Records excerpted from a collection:
* * * *

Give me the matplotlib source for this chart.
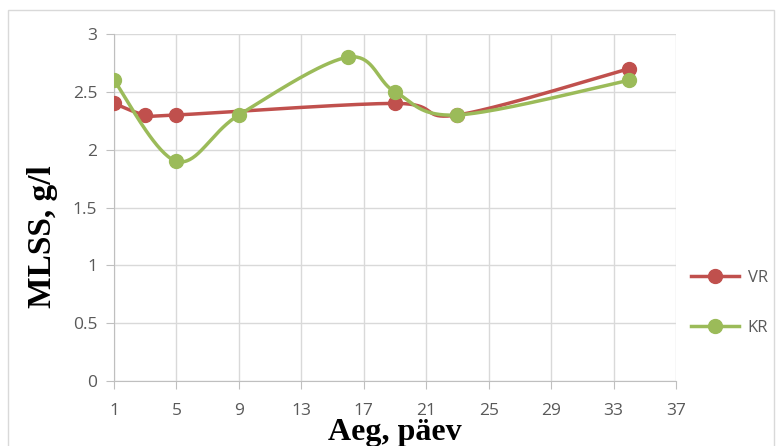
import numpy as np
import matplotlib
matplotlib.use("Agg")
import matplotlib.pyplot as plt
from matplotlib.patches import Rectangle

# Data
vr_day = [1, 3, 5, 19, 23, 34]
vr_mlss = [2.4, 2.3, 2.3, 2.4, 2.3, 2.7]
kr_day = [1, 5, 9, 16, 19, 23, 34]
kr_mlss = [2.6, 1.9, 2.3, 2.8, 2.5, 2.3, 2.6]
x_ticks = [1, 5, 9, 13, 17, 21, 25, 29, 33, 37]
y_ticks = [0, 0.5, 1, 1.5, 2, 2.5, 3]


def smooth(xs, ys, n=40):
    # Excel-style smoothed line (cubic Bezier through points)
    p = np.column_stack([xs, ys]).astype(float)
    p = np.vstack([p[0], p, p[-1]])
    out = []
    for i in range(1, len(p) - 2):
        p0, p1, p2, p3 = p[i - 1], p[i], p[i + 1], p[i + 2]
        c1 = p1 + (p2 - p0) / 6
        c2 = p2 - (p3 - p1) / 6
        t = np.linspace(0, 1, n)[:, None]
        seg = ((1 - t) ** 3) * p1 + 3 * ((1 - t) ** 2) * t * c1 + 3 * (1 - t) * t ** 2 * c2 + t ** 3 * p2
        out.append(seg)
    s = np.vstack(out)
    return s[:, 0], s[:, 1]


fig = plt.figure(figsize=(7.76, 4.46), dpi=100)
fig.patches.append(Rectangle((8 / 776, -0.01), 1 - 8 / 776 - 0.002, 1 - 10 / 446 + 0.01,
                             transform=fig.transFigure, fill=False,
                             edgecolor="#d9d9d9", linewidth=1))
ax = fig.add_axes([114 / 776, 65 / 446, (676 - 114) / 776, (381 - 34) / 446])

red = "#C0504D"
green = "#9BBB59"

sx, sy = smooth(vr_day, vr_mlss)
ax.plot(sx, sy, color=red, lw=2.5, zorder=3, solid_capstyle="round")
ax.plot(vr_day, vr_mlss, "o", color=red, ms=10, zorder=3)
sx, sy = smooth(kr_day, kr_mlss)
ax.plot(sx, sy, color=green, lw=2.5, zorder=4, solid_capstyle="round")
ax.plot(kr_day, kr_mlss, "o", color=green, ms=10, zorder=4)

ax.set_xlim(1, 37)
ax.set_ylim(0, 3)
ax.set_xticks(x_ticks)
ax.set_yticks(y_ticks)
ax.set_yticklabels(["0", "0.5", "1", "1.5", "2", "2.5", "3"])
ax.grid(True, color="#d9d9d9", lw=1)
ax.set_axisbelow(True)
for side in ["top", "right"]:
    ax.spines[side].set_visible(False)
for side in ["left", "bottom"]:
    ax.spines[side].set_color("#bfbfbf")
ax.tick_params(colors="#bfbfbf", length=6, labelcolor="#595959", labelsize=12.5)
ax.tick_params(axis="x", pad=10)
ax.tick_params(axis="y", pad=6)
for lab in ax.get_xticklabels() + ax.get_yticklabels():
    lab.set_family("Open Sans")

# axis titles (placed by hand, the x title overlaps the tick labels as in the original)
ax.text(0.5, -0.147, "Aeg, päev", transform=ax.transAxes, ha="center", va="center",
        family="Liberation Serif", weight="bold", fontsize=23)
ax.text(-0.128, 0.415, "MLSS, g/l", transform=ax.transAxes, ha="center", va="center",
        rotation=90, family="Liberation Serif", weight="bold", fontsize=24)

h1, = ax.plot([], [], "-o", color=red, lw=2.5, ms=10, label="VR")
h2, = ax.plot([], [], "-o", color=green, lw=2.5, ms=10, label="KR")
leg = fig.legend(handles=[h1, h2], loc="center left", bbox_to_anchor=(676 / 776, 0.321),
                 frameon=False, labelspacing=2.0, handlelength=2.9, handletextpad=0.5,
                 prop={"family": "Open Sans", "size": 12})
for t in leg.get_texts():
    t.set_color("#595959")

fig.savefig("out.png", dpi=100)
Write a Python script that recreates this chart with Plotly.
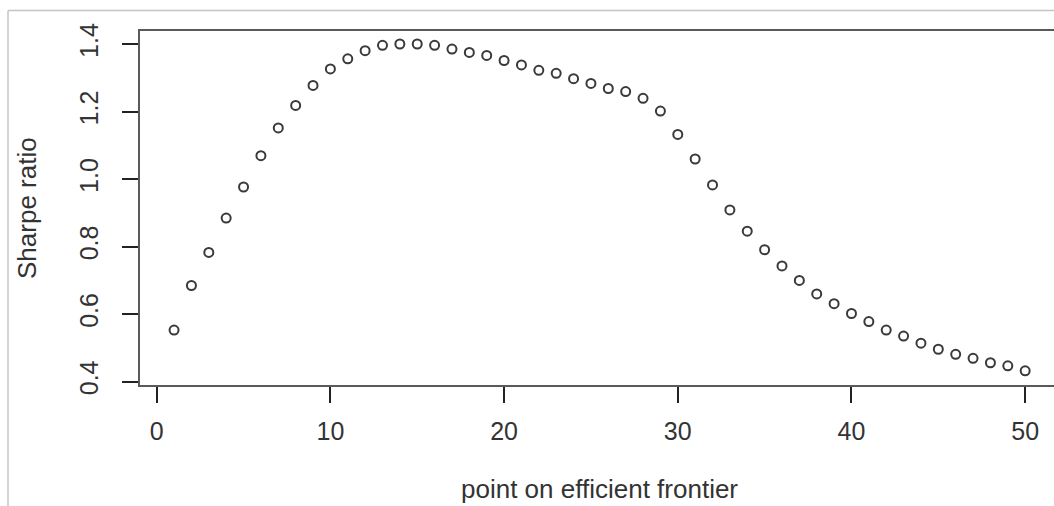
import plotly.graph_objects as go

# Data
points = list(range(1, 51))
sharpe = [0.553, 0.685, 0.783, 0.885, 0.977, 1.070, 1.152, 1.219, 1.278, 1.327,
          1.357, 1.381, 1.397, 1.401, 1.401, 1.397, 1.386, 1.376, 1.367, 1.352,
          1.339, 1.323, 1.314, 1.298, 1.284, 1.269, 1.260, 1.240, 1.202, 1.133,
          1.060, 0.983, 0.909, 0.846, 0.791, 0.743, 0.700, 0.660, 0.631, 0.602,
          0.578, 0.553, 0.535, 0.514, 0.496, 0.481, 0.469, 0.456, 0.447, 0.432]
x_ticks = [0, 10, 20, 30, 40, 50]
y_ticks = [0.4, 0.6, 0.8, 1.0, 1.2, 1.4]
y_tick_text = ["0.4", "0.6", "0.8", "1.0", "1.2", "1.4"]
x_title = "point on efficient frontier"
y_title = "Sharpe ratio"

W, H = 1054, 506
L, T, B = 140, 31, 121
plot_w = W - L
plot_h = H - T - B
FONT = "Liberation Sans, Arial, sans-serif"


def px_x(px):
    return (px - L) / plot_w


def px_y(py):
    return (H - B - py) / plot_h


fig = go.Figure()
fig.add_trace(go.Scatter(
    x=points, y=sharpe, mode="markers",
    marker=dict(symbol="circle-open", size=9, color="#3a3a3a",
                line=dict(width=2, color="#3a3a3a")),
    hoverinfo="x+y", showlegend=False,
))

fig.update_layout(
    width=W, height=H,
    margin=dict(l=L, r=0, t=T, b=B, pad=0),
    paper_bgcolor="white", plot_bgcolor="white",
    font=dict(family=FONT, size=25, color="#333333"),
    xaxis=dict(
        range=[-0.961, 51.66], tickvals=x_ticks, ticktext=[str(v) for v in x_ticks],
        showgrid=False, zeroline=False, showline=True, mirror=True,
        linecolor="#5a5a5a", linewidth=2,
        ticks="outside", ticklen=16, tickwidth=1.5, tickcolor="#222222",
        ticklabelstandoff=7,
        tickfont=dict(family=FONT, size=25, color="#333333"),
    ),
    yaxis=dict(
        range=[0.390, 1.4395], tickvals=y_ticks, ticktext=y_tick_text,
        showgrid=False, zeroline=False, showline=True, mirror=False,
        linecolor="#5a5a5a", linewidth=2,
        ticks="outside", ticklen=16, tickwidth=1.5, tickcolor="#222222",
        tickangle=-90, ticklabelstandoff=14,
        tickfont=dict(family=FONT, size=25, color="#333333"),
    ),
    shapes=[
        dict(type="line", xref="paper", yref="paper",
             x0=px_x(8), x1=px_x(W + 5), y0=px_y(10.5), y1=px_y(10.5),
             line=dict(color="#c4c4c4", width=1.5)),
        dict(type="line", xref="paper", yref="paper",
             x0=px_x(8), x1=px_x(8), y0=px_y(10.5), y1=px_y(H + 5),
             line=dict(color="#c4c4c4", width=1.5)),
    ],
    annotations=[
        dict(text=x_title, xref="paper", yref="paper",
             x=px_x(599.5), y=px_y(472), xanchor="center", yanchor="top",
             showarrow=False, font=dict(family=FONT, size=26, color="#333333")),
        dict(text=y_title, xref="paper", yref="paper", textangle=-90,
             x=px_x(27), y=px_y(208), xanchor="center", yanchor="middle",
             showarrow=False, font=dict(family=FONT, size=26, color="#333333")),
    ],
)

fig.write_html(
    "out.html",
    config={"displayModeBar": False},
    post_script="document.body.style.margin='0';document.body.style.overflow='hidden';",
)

* * * *

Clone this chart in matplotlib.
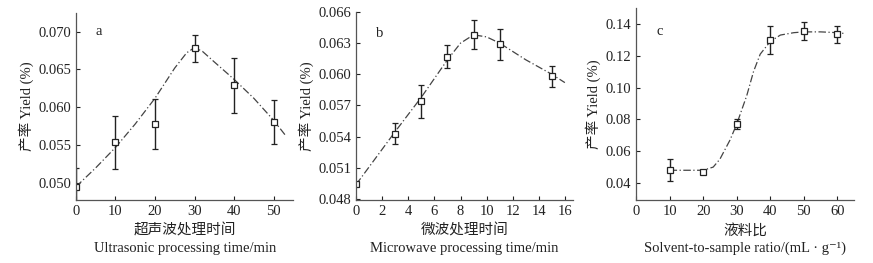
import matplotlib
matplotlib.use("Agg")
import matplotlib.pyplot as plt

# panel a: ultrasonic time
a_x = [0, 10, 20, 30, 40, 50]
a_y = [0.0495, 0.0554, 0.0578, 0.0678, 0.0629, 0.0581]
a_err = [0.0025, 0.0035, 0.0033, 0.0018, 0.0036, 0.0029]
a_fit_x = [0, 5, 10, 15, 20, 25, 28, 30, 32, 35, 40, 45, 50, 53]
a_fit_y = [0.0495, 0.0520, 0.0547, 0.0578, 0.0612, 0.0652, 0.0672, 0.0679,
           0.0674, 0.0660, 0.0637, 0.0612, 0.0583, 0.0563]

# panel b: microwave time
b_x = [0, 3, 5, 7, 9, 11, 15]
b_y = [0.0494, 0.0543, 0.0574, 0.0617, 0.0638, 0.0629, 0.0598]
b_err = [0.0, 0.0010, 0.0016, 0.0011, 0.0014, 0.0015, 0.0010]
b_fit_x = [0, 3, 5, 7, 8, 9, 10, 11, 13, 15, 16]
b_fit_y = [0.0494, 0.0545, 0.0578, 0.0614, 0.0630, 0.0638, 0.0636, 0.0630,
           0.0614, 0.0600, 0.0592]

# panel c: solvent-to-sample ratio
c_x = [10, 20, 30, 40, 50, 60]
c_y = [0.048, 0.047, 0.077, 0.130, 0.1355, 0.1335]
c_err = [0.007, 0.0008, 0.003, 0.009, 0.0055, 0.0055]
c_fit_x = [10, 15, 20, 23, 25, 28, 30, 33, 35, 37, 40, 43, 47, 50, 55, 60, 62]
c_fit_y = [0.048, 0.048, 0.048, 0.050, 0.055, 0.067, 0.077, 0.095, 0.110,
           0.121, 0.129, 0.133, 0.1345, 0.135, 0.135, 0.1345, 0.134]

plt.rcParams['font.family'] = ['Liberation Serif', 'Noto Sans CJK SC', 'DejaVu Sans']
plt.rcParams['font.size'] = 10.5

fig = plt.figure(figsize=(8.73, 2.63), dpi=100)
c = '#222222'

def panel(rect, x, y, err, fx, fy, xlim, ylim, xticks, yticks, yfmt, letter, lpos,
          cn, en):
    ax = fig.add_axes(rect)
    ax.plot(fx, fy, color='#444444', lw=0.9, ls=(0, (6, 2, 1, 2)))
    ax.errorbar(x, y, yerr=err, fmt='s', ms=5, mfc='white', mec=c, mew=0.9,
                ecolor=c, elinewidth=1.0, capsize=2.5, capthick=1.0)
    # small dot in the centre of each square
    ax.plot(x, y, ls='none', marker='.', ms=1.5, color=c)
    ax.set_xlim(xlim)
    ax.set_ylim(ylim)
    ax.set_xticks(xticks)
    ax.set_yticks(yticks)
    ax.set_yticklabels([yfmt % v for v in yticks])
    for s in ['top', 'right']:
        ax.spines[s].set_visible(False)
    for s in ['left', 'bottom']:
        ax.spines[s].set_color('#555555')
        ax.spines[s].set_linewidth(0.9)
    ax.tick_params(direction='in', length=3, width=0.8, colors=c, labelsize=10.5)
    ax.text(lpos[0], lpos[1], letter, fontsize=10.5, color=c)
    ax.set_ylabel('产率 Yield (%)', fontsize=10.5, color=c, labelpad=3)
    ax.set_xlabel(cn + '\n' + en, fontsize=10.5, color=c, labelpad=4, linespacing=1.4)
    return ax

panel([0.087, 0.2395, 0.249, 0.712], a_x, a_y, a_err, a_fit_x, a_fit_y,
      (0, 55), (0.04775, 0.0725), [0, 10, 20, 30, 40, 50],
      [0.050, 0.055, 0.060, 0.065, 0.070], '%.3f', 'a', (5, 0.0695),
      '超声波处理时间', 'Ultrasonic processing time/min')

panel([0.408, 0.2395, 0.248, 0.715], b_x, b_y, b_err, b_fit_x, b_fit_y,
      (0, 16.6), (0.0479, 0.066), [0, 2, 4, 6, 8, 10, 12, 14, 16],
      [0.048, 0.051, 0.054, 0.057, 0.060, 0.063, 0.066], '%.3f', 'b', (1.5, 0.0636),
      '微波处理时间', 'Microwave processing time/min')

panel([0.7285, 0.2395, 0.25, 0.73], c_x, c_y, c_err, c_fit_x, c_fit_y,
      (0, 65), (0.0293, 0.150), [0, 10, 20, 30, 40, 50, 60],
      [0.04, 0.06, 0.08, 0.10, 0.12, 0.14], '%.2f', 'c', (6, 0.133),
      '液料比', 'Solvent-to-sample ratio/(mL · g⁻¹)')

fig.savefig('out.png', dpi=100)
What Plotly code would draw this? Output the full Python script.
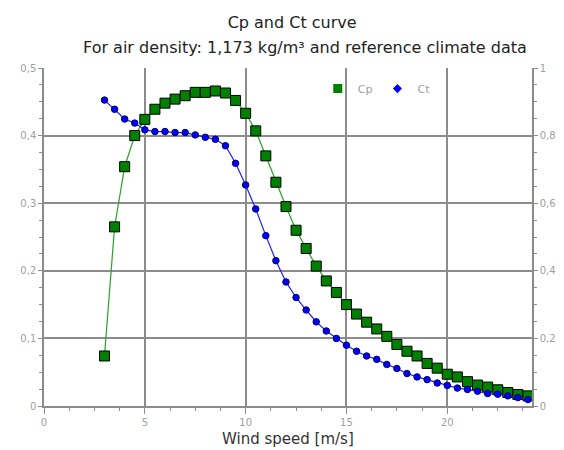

* * * *

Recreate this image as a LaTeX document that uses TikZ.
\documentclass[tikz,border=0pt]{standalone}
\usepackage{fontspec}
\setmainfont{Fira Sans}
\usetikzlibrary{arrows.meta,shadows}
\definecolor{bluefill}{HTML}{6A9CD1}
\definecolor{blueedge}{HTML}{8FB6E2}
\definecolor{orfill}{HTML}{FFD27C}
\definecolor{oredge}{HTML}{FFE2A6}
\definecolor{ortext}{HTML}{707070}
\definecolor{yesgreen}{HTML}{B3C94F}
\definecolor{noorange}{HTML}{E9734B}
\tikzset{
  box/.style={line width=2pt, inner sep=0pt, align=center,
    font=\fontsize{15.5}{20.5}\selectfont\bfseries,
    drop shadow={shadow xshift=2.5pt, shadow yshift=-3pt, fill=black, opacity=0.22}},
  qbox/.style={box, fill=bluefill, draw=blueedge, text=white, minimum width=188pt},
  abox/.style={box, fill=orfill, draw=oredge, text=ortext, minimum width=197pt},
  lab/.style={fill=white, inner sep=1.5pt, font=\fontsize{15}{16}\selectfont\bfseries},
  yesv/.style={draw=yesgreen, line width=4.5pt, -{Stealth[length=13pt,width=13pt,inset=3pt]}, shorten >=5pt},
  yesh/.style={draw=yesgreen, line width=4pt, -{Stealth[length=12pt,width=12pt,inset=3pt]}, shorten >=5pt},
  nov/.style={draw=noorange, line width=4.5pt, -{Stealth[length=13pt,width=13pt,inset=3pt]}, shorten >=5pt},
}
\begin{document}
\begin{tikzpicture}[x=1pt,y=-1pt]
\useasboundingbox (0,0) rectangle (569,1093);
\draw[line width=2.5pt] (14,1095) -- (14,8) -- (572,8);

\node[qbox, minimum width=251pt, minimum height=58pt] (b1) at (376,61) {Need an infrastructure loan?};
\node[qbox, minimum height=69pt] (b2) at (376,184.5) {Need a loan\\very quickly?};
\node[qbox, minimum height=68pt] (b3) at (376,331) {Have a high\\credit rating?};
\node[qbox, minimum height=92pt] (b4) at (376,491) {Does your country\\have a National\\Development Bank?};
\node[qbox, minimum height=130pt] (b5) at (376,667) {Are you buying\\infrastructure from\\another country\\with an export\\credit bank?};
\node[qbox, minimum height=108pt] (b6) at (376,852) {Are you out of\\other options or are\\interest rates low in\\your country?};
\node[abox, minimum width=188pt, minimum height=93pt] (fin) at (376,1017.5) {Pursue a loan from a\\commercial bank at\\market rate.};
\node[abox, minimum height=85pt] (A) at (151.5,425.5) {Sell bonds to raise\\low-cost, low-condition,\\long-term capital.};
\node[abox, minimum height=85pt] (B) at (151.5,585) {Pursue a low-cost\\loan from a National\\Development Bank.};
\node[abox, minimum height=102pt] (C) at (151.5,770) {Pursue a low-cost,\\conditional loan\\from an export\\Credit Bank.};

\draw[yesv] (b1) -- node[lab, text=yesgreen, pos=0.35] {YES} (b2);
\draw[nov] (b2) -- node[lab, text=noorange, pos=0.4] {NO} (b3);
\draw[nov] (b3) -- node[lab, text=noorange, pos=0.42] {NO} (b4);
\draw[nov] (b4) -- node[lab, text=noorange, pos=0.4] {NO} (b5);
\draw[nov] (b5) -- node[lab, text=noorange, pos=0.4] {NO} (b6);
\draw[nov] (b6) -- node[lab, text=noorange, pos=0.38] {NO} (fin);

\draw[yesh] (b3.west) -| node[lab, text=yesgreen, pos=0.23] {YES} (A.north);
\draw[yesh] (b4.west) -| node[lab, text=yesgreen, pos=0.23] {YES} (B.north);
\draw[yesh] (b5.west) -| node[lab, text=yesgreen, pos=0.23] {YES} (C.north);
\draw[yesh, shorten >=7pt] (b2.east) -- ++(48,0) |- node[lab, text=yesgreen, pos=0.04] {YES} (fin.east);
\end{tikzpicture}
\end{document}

* * * *

SHORT PROBLEM:
Write out again exactly the lines above from the one with "Write a Python" through the one with "import plotly.graph_objects as go", adding no other lines and no pictures.

REPLY TO THE TASK:
Write a Python script that recreates this chart with Plotly.
import plotly.graph_objects as go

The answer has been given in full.